If you ever needed to debug a permission related issue when using xp_cmdshell, you have probably realized that a crucial piece of information is about what particular account xp_cmdshell is executing under. If you are the administrator of the database, you already know the context used by xp_cmdshell, but otherwise you may not have that information. Here are some tips on how to find more.


First, if you have a command line tool that displays the current context, like whoami or a utility for dumping the security contex, you can just execute that under xp_cmdshell. That’s pretty easy. But what if there is no such tool available? One thing you can try in this case is to loop back into SQL (assuming the xp_cmdshell account has access to the database – it usually does) and just ask SQL for more information with queries like the following:


EXEC xp_cmdshell ‘osql -E -Q”select suser_sname()”‘


EXEC xp_cmdshell ‘osql -E -Q”select * from sys.login_token”‘


Don’t forget to pass in the server/instance name using the -S option, if you are not dealing with a default instance. These should give you plenty of information about the xp_cmdshell context and should help you figure out any access permission issue.

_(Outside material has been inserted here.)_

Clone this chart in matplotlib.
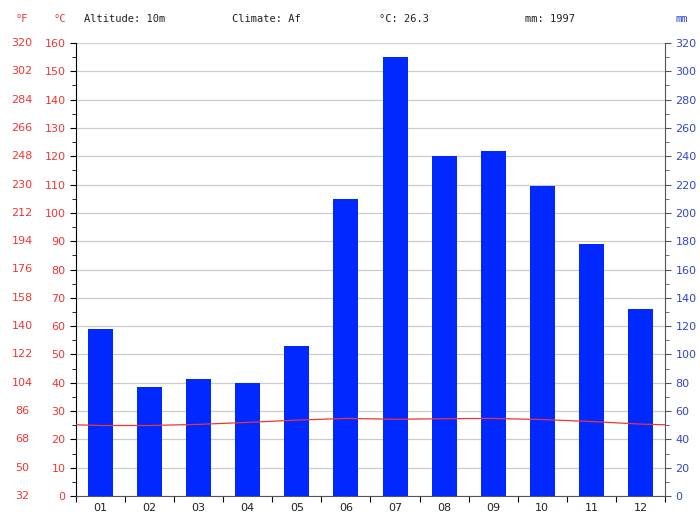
import numpy as np
import matplotlib.pyplot as plt
from matplotlib.ticker import MultipleLocator, FixedLocator, NullFormatter
from matplotlib.transforms import blended_transform_factory

# Datos climáticos
meses = ['01', '02', '03', '04', '05', '06', '07', '08', '09', '10', '11', '12']
precip_mm = [118, 77, 83, 80, 106, 210, 310, 240, 244, 219, 178, 132]
temp_c = [24.9, 24.9, 25.3, 26.0, 26.8, 27.4, 27.1, 27.3, 27.4, 27.0, 26.3, 25.4]
altitud = 'Altitude: 10m'
clima = 'Climate: Af'
temp_media = '°C: 26.3'
precip_total = 'mm: 1997'

rojo = '#ee3535'
azul_txt = '#3344cc'
azul_barra = '#0028ff'

fig = plt.figure(figsize=(7, 5.12), dpi=100)
ax = fig.add_axes([76 / 700, 16 / 512, 589 / 700, 453 / 512])
ax2 = ax.twinx()

x = np.arange(1, 13)

# Barras de precipitación (eje mm)
ax2.bar(x, precip_mm, width=0.51, color=azul_barra, zorder=2)
ax2.set_ylim(0, 320)
ax2.yaxis.set_major_locator(MultipleLocator(20))
ax2.yaxis.set_minor_locator(MultipleLocator(10))
ax2.tick_params(axis='y', labelsize=8, length=4, width=0.8, colors='#555555')
ax2.tick_params(axis='y', labelcolor=azul_txt)
ax2.tick_params(axis='y', which='minor', length=3, colors='#555555')

# Temperatura (eje °C), ciclo anual cerrado en los bordes
xt = np.concatenate([[0], x, [13]])
yt = np.concatenate([[temp_c[-1]], temp_c, [temp_c[0]]])
ax3 = ax.twinx()
ax3.set_ylim(0, 160)
ax3.plot(xt, yt, color=rojo, linewidth=0.9, zorder=3)
ax3.axis('off')
ax3.set_xlim(0.5, 12.5)

ax.set_ylim(0, 160)
ax.set_xlim(0.5, 12.5)
ax2.set_xlim(0.5, 12.5)
ax.yaxis.set_major_locator(MultipleLocator(10))
ax.yaxis.set_minor_locator(MultipleLocator(5))
ax.grid(axis='y', color='#cccccc', linewidth=0.9, zorder=0)
ax.set_axisbelow(True)
ax.tick_params(axis='y', labelcolor=rojo, labelsize=8, length=4, width=0.8)
ax.tick_params(axis='y', which='minor', length=3)

ax.set_xticks(x)
ax.set_xticklabels(meses)
ax.xaxis.set_minor_locator(FixedLocator(np.arange(0.5, 13, 1)))
ax.xaxis.set_minor_formatter(NullFormatter())
ax.tick_params(axis='x', which='major', length=0, labelsize=8, labelcolor='#222222', pad=5)
ax.tick_params(axis='x', which='minor', length=4, width=0.8)

ax.spines['top'].set_visible(False)
ax2.spines['top'].set_visible(False)
ax2.spines['left'].set_visible(False)
ax2.spines['bottom'].set_visible(False)
ax.spines['right'].set_visible(False)
ax2.spines['right'].set_color('#555555')
ax.spines['bottom'].set_color('#555555')

# Columna de °F
trans = blended_transform_factory(fig.transFigure, ax.transData)
for c in range(0, 161, 10):
    ax.text(22 / 700, c, str(int(c * 1.8 + 32)), transform=trans, color=rojo,
            fontsize=8, ha='center', va='center')

# Encabezado
mono = 'DejaVu Sans Mono'
fy = 1 - 19 / 512
fig.text(22 / 700, fy, '°F', color=rojo, fontsize=7.5, ha='center', va='center', family=mono)
fig.text(60 / 700, fy, '°C', color=rojo, fontsize=7.5, ha='center', va='center', family=mono)
fig.text(84 / 700, fy, altitud, fontsize=7.5, va='center', family=mono, color='#222222')
fig.text(232 / 700, fy, clima, fontsize=7.5, va='center', family=mono, color='#222222')
fig.text(379 / 700, fy, temp_media, fontsize=7.5, va='center', family=mono, color='#222222')
fig.text(525 / 700, fy, precip_total, fontsize=7.5, va='center', family=mono, color='#222222')
fig.text(682 / 700, fy, 'mm', color=azul_txt, fontsize=7.5, ha='center', va='center', family=mono)

plt.savefig('out.png', dpi=100)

Given that I am on the topic of xp_cmdshell, here’s how the command can be enabled using T-SQL:


sp_configure ‘show advanced options’, 1
reconfigure


sp_configure ‘xp_cmdshell’, 1
reconfigure

Comments (5)

  1. yanaty says:

    Hi Laurentiu,

    I have that "access denied" error while trying to execute a simple file task from under SQL server (and, of course, same task works OK from cmd.exe). I’m logged in to SQL server as a member of sysadmin role, and connection to a local server is made under Windows authentication. However, EXEC xp_cmdshell ‘osql -E -Q"select suser_sname()"’ statement (recommended by you) returns NT AUTHORITYSYSTEM name instead of my username… I guess my question is: what does this mean and, still, is there any way to have my xp_cmdshell running?

    Thank you, –

    Tatyana

  2. This is because your SQL service runs as local system (you can verify that using services.msc). Administrators executing xp_cmdshell commands will always use the SQL service credentials.

    See the remarks section of the xp_cmdshell article on BOL:

    http://msdn.microsoft.com/en-us/library/ms175046(SQL.90).aspx

    If you get an access denied, it means the operation you are attempting requires more permissions than the local system account has – are you accessing a network resource?

  3. yanaty says:

    Thank you so much! My SQL server, indeed, ran as a local service, and, following your advice to examine its properties through services.msc, I was able to set it up for logging in as a domain account, and this was enough to start xp_cmdshell executing file tasks across the network. Thanl you, again, for such a practical and to the point advice!

    Tatyana

  4. mark.gao says:

    This is easy :

    exec xp_cmdshell 'whoami'

  5. Indeed: "First, if you have a command line tool that displays the current context, like whoami or a utility for dumping the security contex, you can just execute that under xp_cmdshell. That's pretty easy. But what if there is no such tool available?"